Hong Kong Legislature Antics Highlight Challenge Facing Chinaby
Lawmakers blocked from meetings after adding protests to oaths
Three among new crop of China-critics elected to Legislature
Three incoming Hong Kong lawmakers were temporarily blocked from participating in legislative meetings after inserting pro-democracy protests and apparent insults against China into their oaths of office.
The three -- architectural sector representative Edward Yiu and self-described localists Sixtus “Baggio” Leung and Yau Wai-ching -- were ordered to return to their seats after outbursts in the first session of Hong Kong’s Legislative Council on Wednesday. Leung and Yau, who have said they support the city’s independence from China, displayed banners reading “Hong Kong IS NOT China" and mispronounced the country’s name.
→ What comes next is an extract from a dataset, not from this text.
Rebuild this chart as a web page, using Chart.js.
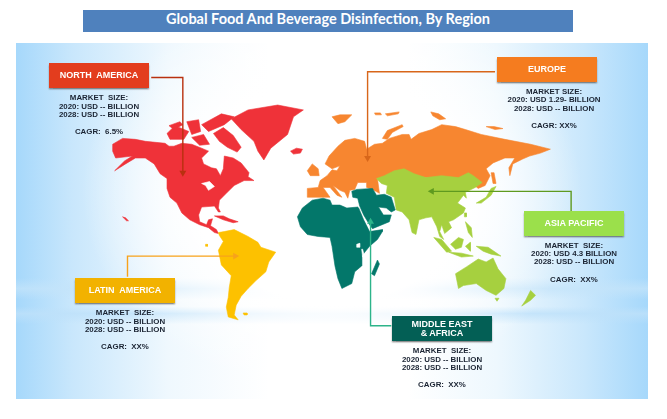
<!DOCTYPE html>
<html><head><meta charset="utf-8">
<script src="https://cdn.jsdelivr.net/npm/chart.js@4"></script>
<style>
html,body{margin:0;padding:0;background:#fff;width:667px;height:419px;overflow:hidden}
#panel{position:absolute;left:16px;top:43px;width:632px;height:356px;
background:
 radial-gradient(ellipse 250px 200px at 50% 42%,#fff 55%,rgba(255,255,255,0) 100%),
 linear-gradient(to bottom,rgba(255,255,255,0) 66%,rgba(196,228,250,.75) 69%,rgba(255,255,255,0) 72%,rgba(255,255,255,0) 74%,rgba(190,225,250,.8) 76%,rgba(255,255,255,0) 79%),
 linear-gradient(to right,#a6d8fb 0,#c9e7fc 9%,#eff8fe 24%,#fff 40%,#fff 62%,#eef8fe 76%,#c9e7fc 90%,#a6d8fb 100%);}
canvas{position:absolute;left:0;top:0}
.t{position:absolute;left:83px;top:10px;width:490px;height:22px;line-height:22px;background:#4f81bd;color:#fff;
 font:bold 14.5px Lato,"Open Sans",sans-serif;text-align:center;white-space:pre}
.box{position:absolute;width:100px;height:25px;color:#fff;font:bold 9px "Liberation Sans",sans-serif;
 display:flex;align-items:center;justify-content:center;text-align:center;white-space:pre;line-height:9px;
 box-shadow:0 1.5px 1.5px rgba(70,70,70,.6)}
.ln{position:absolute;width:130px;text-align:center;font:bold 7.9px/8px "Liberation Sans",sans-serif;color:#1b2433;white-space:pre}
</style></head><body>
<div id="panel"></div>
<canvas id="c" width="667" height="419"></canvas>
<div id="ov"></div>
<script>
// ---- text content ----
const titleText = "Global Food And Beverage Disinfection, By Region";
const regionNames = ["NORTH  AMERICA","EUROPE","ASIA PACIFIC","LATIN  AMERICA","MIDDLE EAST\n& AFRICA"];
const size2020 = ["2020: USD -- BILLION","2020: USD 1.29- BILLION","2020: USD 4.3 BILLION","2020: USD -- BILLION","2020: USD -- BILLION"];
const size2028 = ["2028: USD -- BILLION","2028: USD -- BILLION","2028: USD -- BILLION","2028: USD -- BILLION","2028: USD -- BILLION"];
const cagrText = ["CAGR:  6.5%","CAGR: XX%","CAGR:  XX%","CAGR:  XX%","CAGR:  XX%"];

// ---- map shapes, in picture units ----
const northAmerica = [[110,143],[120,137],[133,138],[143,140],[163,142],[167,145],[172,145],[180,142],[190,143],[200,147],[207,150],[200,157],[202,163],[210,167],[215,168],[219,175],[222,168],[223,155],[232,157],[240,162],[248,172],[247,176],[253,180],[243,180],[233,185],[225,193],[218,200],[217,208],[219,212],[217,212],[213,206],[200,207],[197,215],[198,222],[205,225],[207,220],[211,219],[209,226],[215,230],[217,234],[213,233],[207,228],[198,225],[188,220],[180,213],[175,203],[168,197],[165,188],[165,178],[158,173],[152,163],[143,157],[133,157],[123,163],[112,170],[122,160],[130,155],[113,157],[110,150]];
const baffin = [[212,132],[222,126],[232,134],[240,146],[236,151],[226,146],[218,140]];
const ellesmere = [[200,123],[220,112],[233,115],[223,123],[207,130]];
const victoria = [[165,132],[173,124],[187,130],[182,138],[168,138]];
const arcticA = [[185,120],[197,118],[199,130],[190,133]];
const arcticB = [[167,124],[178,120],[181,123],[172,128]];
const arcticC = [[190,136],[202,133],[208,143],[198,144]];
const greenland = [[230,117],[247,108],[277,103],[303,108],[293,115],[287,133],[270,147],[263,159],[257,150],[253,140],[240,128]];
const redIsle = [[290,150],[296,147],[302,148],[300,152],[293,153]];
const hawaii = [[120,217],[123,218],[126,221],[124,221]];
const cuba = [[213,216],[222,216],[228,219],[237,222],[232,223],[222,220]];
const latinAmerica = [[217,233],[223,232],[233,230],[247,237],[257,243],[260,248],[275,253],[268,263],[265,273],[255,282],[247,290],[240,298],[235,307],[233,317],[237,322],[227,319],[225,309],[227,299],[228,289],[230,277],[220,266],[217,251],[222,242],[218,236]];
const falkland = [[242,315],[246,315],[246,317],[243,317]];
const galapagos = [[204,245],[206,245],[206,247],[204,247]];
const eurasia = [[307,188],[318,187],[320,180],[327,175],[332,169],[337,170],[340,165],[332,168],[325,163],[329,155],[338,145],[345,139],[355,137],[365,140],[367,148],[375,143],[383,142],[390,137],[403,133],[410,133],[412,138],[420,132],[433,128],[443,123],[457,125],[467,128],[483,133],[507,138],[533,143],[553,148],[543,152],[532,155],[525,158],[515,163],[512,175],[511,167],[517,157],[507,157],[495,162],[488,168],[492,175],[487,185],[480,188],[470,180],[400,175],[378,178],[380,193],[373,189],[367,187],[367,182],[358,182],[355,189],[350,190],[348,198],[345,192],[340,190],[333,185],[342,197],[337,195],[330,187],[323,187],[330,197],[307,197]];
const britain = [[307,170],[312,163],[318,168],[319,175],[310,175]];
const icelandEu = [[332,115],[340,113],[352,113],[345,120],[338,122]];
const svalbard = [[375,111],[381,111],[382,113],[376,113]];
const franzJ = [[386,112],[400,110],[399,112],[388,114]];
const novaya = [[383,137],[388,129],[403,123],[404,125],[393,131],[388,138]];
const severnaya = [[432,110],[440,112],[447,117],[441,118],[434,114]];
const siberiaIsle = [[488,125],[496,125],[505,127],[497,128]];
const sakhalin = [[493,172],[496,172],[498,183],[495,183]];
const africa = [[297,217],[302,208],[312,200],[323,198],[330,200],[332,205],[340,205],[347,208],[358,207],[359,208],[364,220],[370,232],[383,230],[383,232],[378,240],[370,247],[362,257],[362,267],[355,273],[352,285],[342,290],[338,280],[335,267],[332,247],[330,238],[318,237],[307,235],[300,227]];
const middleEast = [[352,191],[357,189],[373,188],[377,195],[385,194],[392,197],[396,210],[392,212],[387,208],[379,207],[384,215],[392,215],[390,222],[373,229],[370,225],[364,215],[360,206],[358,198],[353,197]];
const madagascar = [[372,275],[378,261],[380,265],[375,277]];
const asia = [[377,178],[385,175],[395,170],[405,168],[415,173],[427,177],[443,175],[460,177],[470,172],[475,175],[484,182],[477,187],[467,192],[468,198],[465,195],[459,203],[467,208],[465,213],[455,220],[450,222],[453,228],[446,234],[443,225],[441,232],[445,240],[441,237],[438,227],[433,217],[427,218],[420,220],[417,235],[413,233],[410,220],[403,212],[397,210],[395,197],[387,193],[388,185],[382,183]];
const japan = [[478,203],[488,197],[493,188],[498,186],[493,195],[483,203]];
const taiwan = [[466,213],[468,213],[468,217],[466,217]];
const philippines = [[467,222],[473,228],[474,238],[470,233]];
const sumatra = [[435,238],[443,240],[453,252],[448,253]];
const java = [[450,253],[463,254],[475,257],[463,258]];
const borneo = [[452,245],[460,238],[465,240],[463,248],[457,250]];
const sulawesi = [[467,247],[472,243],[472,252]];
const newGuinea = [[478,247],[490,248],[503,257],[493,255],[485,252]];
const australia = [[457,275],[468,268],[480,260],[488,263],[495,259],[500,270],[508,280],[506,290],[498,297],[488,292],[478,285],[465,287],[460,290]];
const tasmania = [[497,300],[501,300],[499,303]];
const newZealand = [[533,292],[538,297],[533,302],[524,308],[528,302]];
const lakeHudson = [[206,152],[214,154],[219,160],[221,172],[215,166],[204,163],[200,157]];
const lakeVictoria = [[357,245],[360,244],[360,248],[357,248]];
const lakeMalawi = [[362,250],[363,250],[365,258],[363,258]];
const greatLakes = [[200,183],[208,181],[213,186],[207,190],[204,185]];

// ---- callout lines, in picture units ----
const naLine = [[149,75],[181,75],[181,172]];
const euLine = [[497,69],[368,69],[368,157]];
const apLine = [[574,211],[574,191],[433,191]];
const laLine = [[125,278],[125,257],[234,257]];
const meLine = [[392,328],[371,328],[371,222]];

const RED="#ef3239",ORG="#f78630",GRN="#a6d03f",YEL="#fdc100",TEAL="#03776a";
const shapes = [
 [eurasia,ORG],[britain,ORG],[icelandEu,ORG],[svalbard,ORG],[franzJ,ORG],[novaya,ORG],[severnaya,ORG],[siberiaIsle,ORG],[sakhalin,ORG],
 [asia,GRN],[japan,GRN],[taiwan,GRN],[philippines,GRN],[sumatra,GRN],[java,GRN],[borneo,GRN],[sulawesi,GRN],[newGuinea,GRN],[australia,GRN],[tasmania,GRN],[newZealand,GRN],
 [africa,TEAL],[middleEast,TEAL],[madagascar,TEAL],
 [northAmerica,RED],[baffin,RED],[ellesmere,RED],[victoria,RED],[arcticA,RED],[arcticB,RED],[arcticC,RED],[greenland,RED],[redIsle,RED],[hawaii,RED],[cuba,RED],
 [latinAmerica,YEL],[falkland,YEL],[galapagos,YEL],
 [lakeVictoria,"#ffffff"],[lakeMalawi,"#ffffff"],[greatLakes,"#ffffff"]
];
const callouts = [
 [naLine,"#b9300f",180],[euLine,"#d8661a",180],[apLine,"#5f9a1f",-90],[laLine,"#f7a21b",90],[meLine,"#2db48a",0]
];
const pts = a => a.map(p=>({x:p[0],y:p[1]}));
const datasets = [];
shapes.forEach(([a,c])=>{const d=pts(a);d.push(d[0]);
 datasets.push({data:d,showLine:true,fill:'shape',backgroundColor:c,borderColor:c,borderWidth:.6,pointRadius:0,tension:0});});
callouts.forEach(([a,c,rot])=>{
 datasets.push({data:pts(a),showLine:true,fill:false,borderColor:c,backgroundColor:c,borderWidth:1.4,tension:0,
  pointRadius:a.map((_,i)=>i===a.length-1?4:0),pointStyle:'triangle',pointRotation:rot,pointBorderWidth:0});});
datasets.forEach((d,i)=>d.order=datasets.length-i);

new Chart(document.getElementById('c'),{type:'scatter',data:{datasets},options:{
 responsive:false,animation:false,events:[],layout:{padding:0},
 plugins:{legend:{display:false},tooltip:{enabled:false},title:{display:false}},
 scales:{x:{type:'linear',min:0,max:667,display:false},y:{type:'linear',min:0,max:419,reverse:true,display:false}}
}});

// ---- labels ----
const boxSpots=[[49,63,"#e33d1e"],[497,57,"#f57c1f"],[524,211,"#9be04b"],[75,278,"#f2b200"],[392,316,"#035f55"]];
const textSpots=[[99,[94,103,111,128]],[554,[88,96,105,122]],[574,[242,250,258,276]],[125,[309,318,326,343]],[442,[347,356,364,381]]];
const sizeHead=["MARKET  SIZE:","MARKET SIZE:","MARKET  SIZE:","MARKET  SIZE:","MARKET  SIZE:"];
const ov=document.getElementById('ov');
const add=(cls,txt,st)=>{const e=document.createElement('div');e.className=cls;e.textContent=txt;Object.assign(e.style,st||{});ov.appendChild(e);};
add('t',titleText);
regionNames.forEach((n,i)=>{
 const [x,y,c]=boxSpots[i];
 add('box',n,{left:x+'px',top:y+'px',background:c});
 const [cx,ys]=textSpots[i];
 [sizeHead[i],size2020[i],size2028[i],cagrText[i]].forEach((s,j)=>add('ln',s,{left:(cx-65)+'px',top:ys[j]+'px'}));
});
</script>
</body></html>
The pair were among six candidates supporting a vote to decide the future of Chinese rule who won seats in the 70-member legislature last month. The result, which bolstered the opposition’s numbers in the chamber, called into question the Chinese government’s hard-line approach to dealing with demands for greater autonomy in the former British colony.
The strife poses a headache for the city’s chief executive, Leung Chun-ying, who needs Beijing’s support if he seeks a second five-year term at a meeting of 1,200 electors in March. Leung’s government barred six candidates who had supported outright independence because the city’s Basic Law holds that Hong Kong is an inalienable part of China. The oath was controversial because it required lawmakers to swear to uphold that law.
‘Just My Accent’
Yau, 25, caused a stir after she appeared to insert an expletive three times into the official name of China while delivering the oath in English. When asked by reporters whether she thought it was acceptable to use profanity, she said, “That is just my accent” and explained English wasn’t her first language.
The official who administered the oaths, Kenneth Chen Wei-on, recommended the three be given the oath again at a later date. Unlike other lawmakers who added political statements after their oaths, Yiu hadn’t allowed a pause before adding a vow to fight for “universal suffrage.”
Chen said Leung and Yau appeared to not understand the content of their oath based on their banner saying Hong Kong isn’t China.
“Taking the oath is a very serious matter and should be done strictly to the wording. They failed to do that,” said Holden Chow, a lawmaker from the legislature’s biggest pro-establishment party. “They amended the words and I think this is inappropriate.”
The three other “self-determination” lawmakers also made political statements after walking to the front of the chamber to take their oaths. But they did so in a way that was deemed acceptable by Chen, with one Lau Siu-lai, 40, inserting long pauses between each word.